Two nights ago I had a dream that I was driving. I was stepping on the brakes as hard as I could, but the car was barely slowing down. I was dodging all the cars around me, action movie style, and when I managed to glance down at the speedometer, it said I was going 90, despite all the pressure on the brakes. Somehow, I managed to put on the emergency brake and pull off onto a hill somewhere. I got out, and the entire world was covered with this thin layer of really slick super-ice. Then another car almost hit me as it slid down the hill.
I guess it had something to do with a loss of control in my life? Well, yesterday is over: a single battle won.

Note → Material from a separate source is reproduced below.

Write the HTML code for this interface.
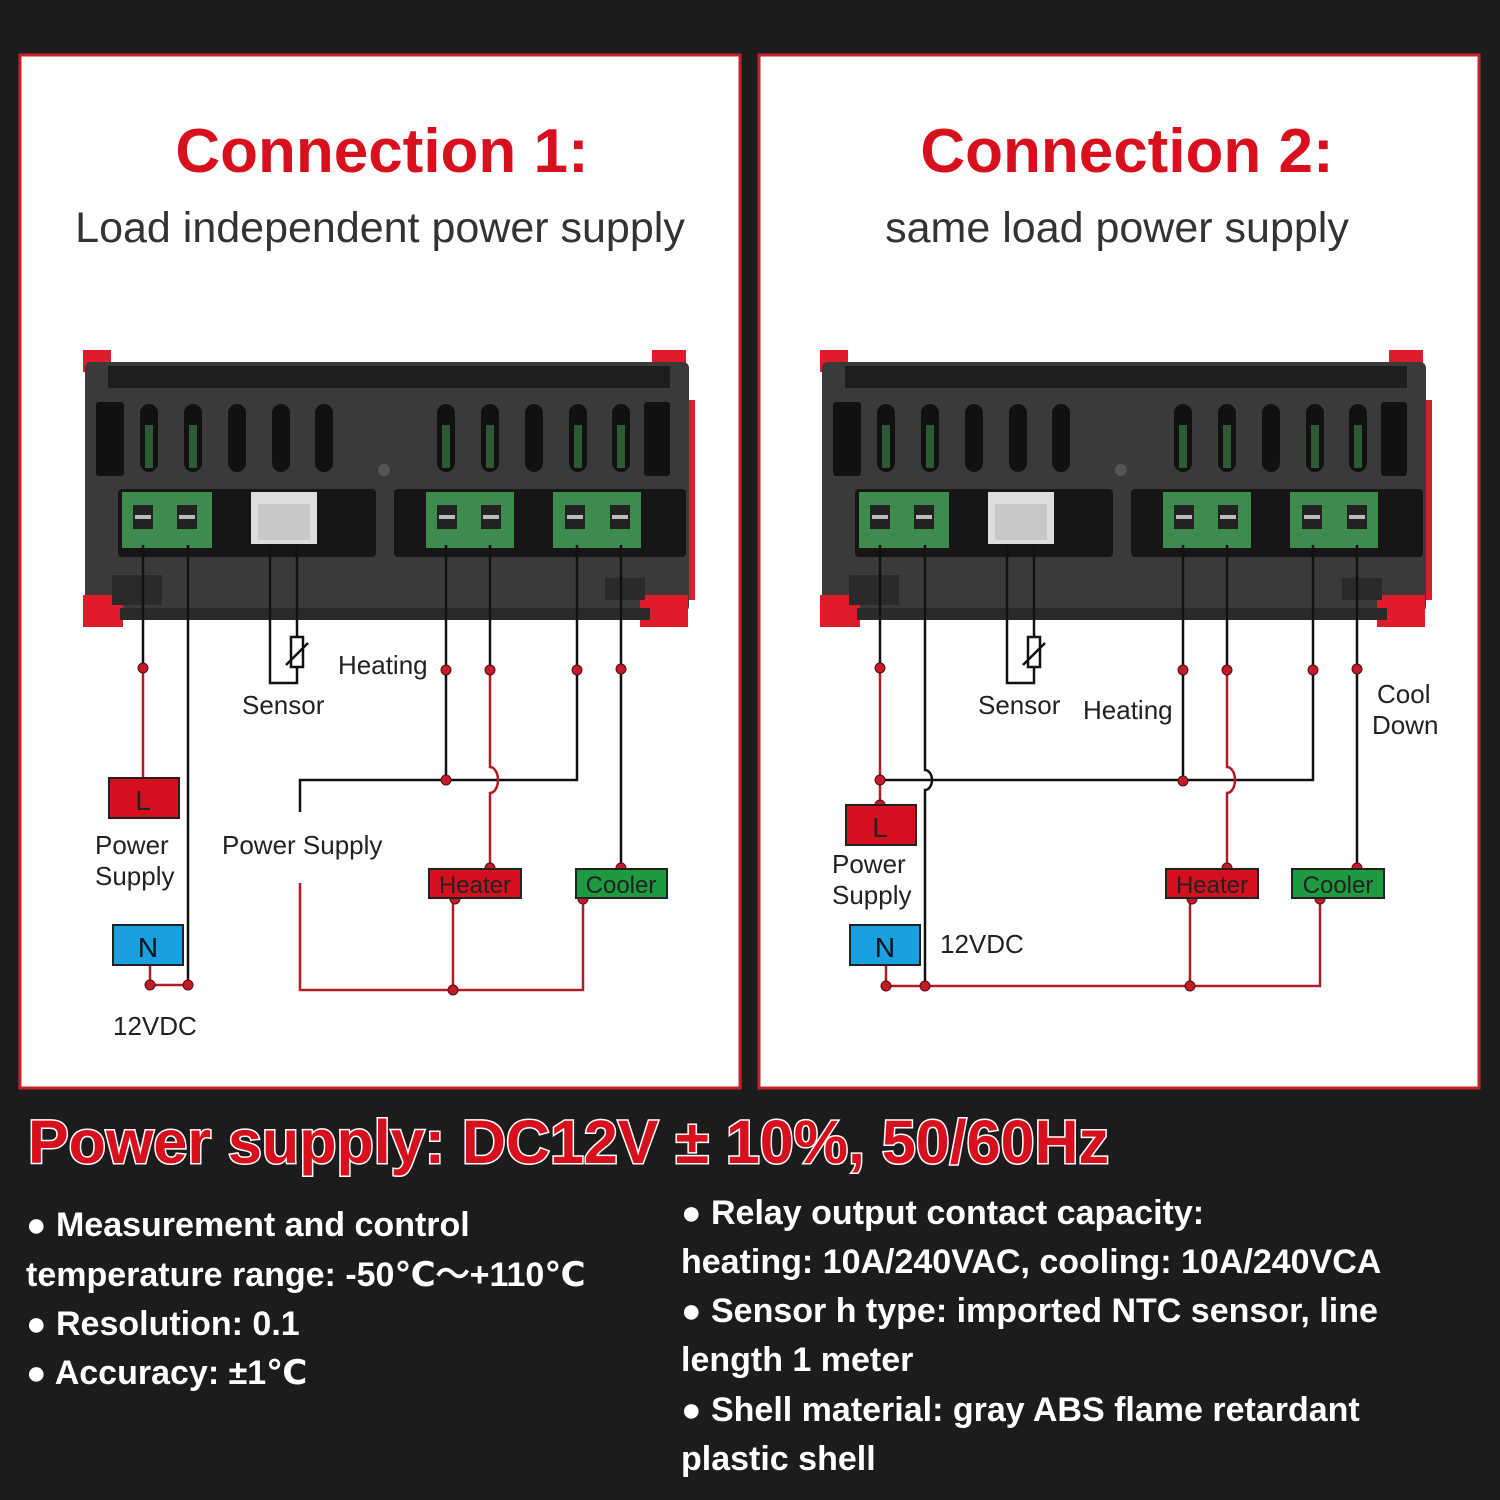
<!DOCTYPE html>
<html><head><meta charset="utf-8"><style>
html,body{margin:0;padding:0;background:#1c1c1c;}
svg{display:block;}
.t{font-family:"Liberation Sans","DejaVu Sans",sans-serif;}
</style></head><body>
<svg width="1500" height="1500" viewBox="0 0 1500 1500" xmlns="http://www.w3.org/2000/svg">
<defs>
<g id="dev">
  <rect x="83" y="350" width="28" height="22" fill="#e01b2a"/>
  <rect x="652" y="350" width="34" height="22" fill="#e01b2a"/>
  <rect x="683" y="400" width="12" height="200" fill="#d8202c"/>
  <rect x="85" y="362" width="604" height="250" rx="6" fill="#3a3a3a"/>
  <rect x="108" y="366" width="562" height="22" fill="#1e1e1e"/>
  <rect x="83" y="595" width="40" height="32" fill="#e01b2a"/>
  <rect x="640" y="595" width="48" height="32" fill="#e01b2a"/>
  <rect x="120" y="608" width="530" height="12" fill="#2a2a2a"/>
  <rect x="96" y="402" width="28" height="74" rx="3" fill="#111"/>
  <rect x="644" y="402" width="26" height="74" rx="3" fill="#111"/>
  <g fill="#111">
    <rect x="140" y="404" width="18" height="68" rx="9"/><rect x="184" y="404" width="18" height="68" rx="9"/>
    <rect x="228" y="404" width="18" height="68" rx="9"/><rect x="272" y="404" width="18" height="68" rx="9"/>
    <rect x="315" y="404" width="18" height="68" rx="9"/>
    <rect x="437" y="404" width="18" height="68" rx="9"/><rect x="481" y="404" width="18" height="68" rx="9"/>
    <rect x="525" y="404" width="18" height="68" rx="9"/><rect x="569" y="404" width="18" height="68" rx="9"/>
    <rect x="612" y="404" width="18" height="68" rx="9"/>
  </g>
  <g fill="#2f5a36">
    <rect x="145" y="425" width="8" height="43"/><rect x="189" y="425" width="8" height="43"/>
    <rect x="442" y="425" width="8" height="43"/><rect x="486" y="425" width="8" height="43"/>
    <rect x="574" y="425" width="8" height="43"/><rect x="617" y="425" width="8" height="43"/>
  </g>
  <circle cx="384" cy="470" r="6" fill="#555"/>
  <rect x="118" y="489" width="258" height="68" rx="4" fill="#161616"/>
  <rect x="394" y="489" width="292" height="68" rx="4" fill="#161616"/>
  <rect x="122" y="492" width="90" height="56" fill="#3d8b4d"/>
  <rect x="426" y="492" width="88" height="56" fill="#3d8b4d"/>
  <rect x="553" y="492" width="88" height="56" fill="#3d8b4d"/>
  <rect x="251" y="492" width="66" height="52" fill="#ddd"/>
  <rect x="258" y="504" width="52" height="36" fill="#c8c8c8"/>
  <g fill="#222">
    <rect x="133" y="505" width="20" height="24"/><rect x="177" y="505" width="20" height="24"/>
    <rect x="437" y="505" width="20" height="24"/><rect x="481" y="505" width="20" height="24"/>
    <rect x="565" y="505" width="20" height="24"/><rect x="610" y="505" width="20" height="24"/>
  </g>
  <g fill="#bbb">
    <rect x="135" y="515" width="16" height="4"/><rect x="179" y="515" width="16" height="4"/>
    <rect x="439" y="515" width="16" height="4"/><rect x="483" y="515" width="16" height="4"/>
    <rect x="567" y="515" width="16" height="4"/><rect x="612" y="515" width="16" height="4"/>
  </g>
  <rect x="112" y="575" width="50" height="30" fill="#2a2a2a"/>
  <rect x="605" y="578" width="40" height="22" fill="#2a2a2a"/>
</g>
</defs>

<rect width="1500" height="1500" fill="#1c1c1c"/>
<rect x="20" y="55" width="720" height="1033" fill="#fff" stroke="#c8202a" stroke-width="3"/>
<rect x="759" y="55" width="720" height="1033" fill="#fff" stroke="#c8202a" stroke-width="3"/>

<text class="t" x="382" y="172" font-size="62" font-weight="bold" fill="#d8101e" text-anchor="middle">Connection 1:</text>
<text class="t" x="380" y="242" font-size="43" fill="#333" text-anchor="middle">Load independent power supply</text>
<text class="t" x="1127" y="172" font-size="62" font-weight="bold" fill="#d8101e" text-anchor="middle">Connection 2:</text>
<text class="t" x="1117" y="242" font-size="43" fill="#333" text-anchor="middle">same load power supply</text>

<use href="#dev"/>
<use href="#dev" transform="translate(737,0)"/>

<!-- Panel 1 wiring -->
<g fill="none" stroke-width="2.5">
  <g stroke="#111">
    <path d="M143 545V668M188 545V985M270 545V683H297V667M297 545V637"/>
    <path d="M446 545V780M490 545V668M577 545V780H300V812M621 545V868"/>
    <rect x="291" y="637" width="12" height="30"/>
    <path d="M286 665L308 643"/>
  </g>
  <g stroke="#b01c28">
    <path d="M143 668V778M490 668V767a8 13 0 0 1 0 26V868"/>
    <path d="M150 965V985H188M300 883V990H583V898M453 898V990"/>
  </g>
</g>
<g fill="#c01c2a" stroke="#5a0a10" stroke-width="1">
  <circle cx="143" cy="668" r="5"/><circle cx="446" cy="670" r="5"/><circle cx="490" cy="670" r="5"/>
  <circle cx="577" cy="670" r="5"/><circle cx="621" cy="669" r="5"/><circle cx="446" cy="780" r="5"/>
  <circle cx="150" cy="985" r="5"/><circle cx="188" cy="985" r="5"/><circle cx="453" cy="990" r="5"/>
  <circle cx="490" cy="868" r="5"/><circle cx="621" cy="868" r="5"/><circle cx="455" cy="899" r="5"/><circle cx="583" cy="899" r="5"/>
</g>
<rect x="109" y="778" width="70" height="40" fill="#d4101e" stroke="#222" stroke-width="2"/>
<text class="t" x="143" y="810" font-size="28" fill="#222" text-anchor="middle">L</text>
<rect x="113" y="925" width="70" height="40" fill="#1aa0e0" stroke="#222" stroke-width="2"/>
<text class="t" x="148" y="957" font-size="28" fill="#111" text-anchor="middle">N</text>
<rect x="429" y="869" width="92" height="29" fill="#d4101e" stroke="#222" stroke-width="2"/>
<text class="t" x="475" y="893" font-size="24" fill="#222" text-anchor="middle">Heater</text>
<rect x="576" y="869" width="91" height="29" fill="#1e9a40" stroke="#222" stroke-width="2"/>
<text class="t" x="621" y="893" font-size="24" fill="#222" text-anchor="middle">Cooler</text>
<g class="t" font-size="26" fill="#222">
  <text x="338" y="674">Heating</text>
  <text x="242" y="714">Sensor</text>
  <text x="95" y="854">Power</text>
  <text x="95" y="885">Supply</text>
  <text x="222" y="854">Power Supply</text>
  <text x="113" y="1035">12VDC</text>
</g>

<!-- Panel 2 wiring -->
<g fill="none" stroke-width="2.5">
  <g stroke="#111">
    <path d="M880 545V668M925 545V770a7 10 0 0 1 0 20V986M1007 545V683H1034V667M1034 545V637"/>
    <path d="M1183 545V780M1227 545V668M1313 545V780H880M1357 545V868"/>
    <rect x="1028" y="637" width="12" height="30"/>
    <path d="M1023 665L1045 643"/>
  </g>
  <g stroke="#b01c28">
    <path d="M880 668V805M1227 668V767a8 13 0 0 1 0 26V868"/>
    <path d="M886 965V986H1320V898M1190 898V986"/>
  </g>
</g>
<g fill="#c01c2a" stroke="#5a0a10" stroke-width="1">
  <circle cx="880" cy="668" r="5"/><circle cx="1183" cy="670" r="5"/><circle cx="1227" cy="670" r="5"/>
  <circle cx="1313" cy="670" r="5"/><circle cx="1357" cy="669" r="5"/><circle cx="1183" cy="781" r="5"/>
  <circle cx="880" cy="780" r="5"/><circle cx="880" cy="805" r="5"/>
  <circle cx="886" cy="986" r="5"/><circle cx="925" cy="986" r="5"/><circle cx="1190" cy="986" r="5"/>
  <circle cx="1227" cy="868" r="5"/><circle cx="1357" cy="868" r="5"/><circle cx="1192" cy="899" r="5"/><circle cx="1320" cy="899" r="5"/>
</g>
<rect x="846" y="805" width="70" height="40" fill="#d4101e" stroke="#222" stroke-width="2"/>
<text class="t" x="880" y="837" font-size="28" fill="#222" text-anchor="middle">L</text>
<rect x="850" y="925" width="70" height="40" fill="#1aa0e0" stroke="#222" stroke-width="2"/>
<text class="t" x="885" y="957" font-size="28" fill="#111" text-anchor="middle">N</text>
<rect x="1166" y="869" width="92" height="29" fill="#d4101e" stroke="#222" stroke-width="2"/>
<text class="t" x="1212" y="893" font-size="24" fill="#222" text-anchor="middle">Heater</text>
<rect x="1292" y="869" width="92" height="29" fill="#1e9a40" stroke="#222" stroke-width="2"/>
<text class="t" x="1338" y="893" font-size="24" fill="#222" text-anchor="middle">Cooler</text>
<g class="t" font-size="26" fill="#222">
  <text x="978" y="714">Sensor</text>
  <text x="1083" y="719">Heating</text>
  <text x="1377" y="703">Cool</text>
  <text x="1372" y="734">Down</text>
  <text x="832" y="873">Power</text>
  <text x="832" y="904">Supply</text>
  <text x="940" y="953">12VDC</text>
</g>

<!-- Bottom text -->
<text class="t" x="28" y="1163" font-size="61" font-weight="bold" fill="#d8101e" stroke="#fff" stroke-width="3" paint-order="stroke">Power supply: DC12V ± 10%, 50/60Hz</text>
<g class="t" font-size="34" font-weight="bold" fill="#fff">
  <text x="26" y="1236">● Measurement and control</text>
  <text x="26" y="1286">temperature range: -50℃～+110℃</text>
  <text x="26" y="1335">● Resolution: 0.1</text>
  <text x="26" y="1384">● Accuracy: ±1℃</text>
  <text x="681" y="1224">● Relay output contact capacity:</text>
  <text x="681" y="1273">heating: 10A/240VAC, cooling: 10A/240VCA</text>
  <text x="681" y="1322">● Sensor h type: imported NTC sensor, line</text>
  <text x="681" y="1371">length 1 meter</text>
  <text x="681" y="1421">● Shell material: gray ABS flame retardant</text>
  <text x="681" y="1470">plastic shell</text>
</g>
</svg>
</body></html>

Here's to tomorrow and the chance of more terrifying dreams.
Last night I had a dream that my sister had her baby and named it Betoven. (I told her the spelling was incorrect, and she told me it was intentional.)
I could tell you the story of my day and paint it as a comedy or a tragedy. I suppose that's the beauty of life: it's all in how you see it. This subjectivity, however, can cause problems. Someone can tell you you're amazing while another voice says you're worthless. You can then craft an argument to prove that you are in fact (and not all that surprisingly) somewhere in the middle. Or, you can say, eh, whatever. Spending a lot of time and energy trying to control the people around you is not efficient in a world where perception actually is everything.
To be happy in any circumstance or to do everything in your power to change the circumstances? To eat nothing but pancakes until you die or to take matters into your own hands? Jury's still out.
bonus points: name the film: This may sound like gibberish to you, but...I think I'm in a tragedy.
Here's the thing. I didn't really watch TV last year, but this year I've pretty much settled on a show per night for some ambience while I plan math small groups or whatever it is I do. Usually I don't care that much about what's on, but I have found a passion for one show in particular.
I love Wife Swap.
It sounds terrible, but it is in fact amazing. Every week, I think, This family is horrendous! No good can come of this situation. They always start out at each other's throats, but in the end, someone always learns something about themselves and their relationships. People break down in tears from the self-realizations that psycho-mom or dad has brought about. It's moving.
They always pick some extreme cases like a military family and a family of clowns. Or rednecks and 'paranormals.' One time it was a conservative Christian family and a liberal Christian family. The liberal dad ended up in tears on a bed, while the conservative dad kidnapped his daughter to keep her away from the infiltration of the new mom and kept saying, "I am the gatekeeper!" He actually didn't end up learning anything.
I like to imagine how I would be on the show, despite the fact that I am not a wife or mom. I just try to think what are my beliefs and habits, and what would be a polar opposite? Probably a family that lets their kids treat everyone like crap and never cleans the house or...sacrifices animals to Satan in their backyard. I mean, that would be pretty extreme for me.
Someday, I will have a real life again. Still, there's no shame in Wife Swap.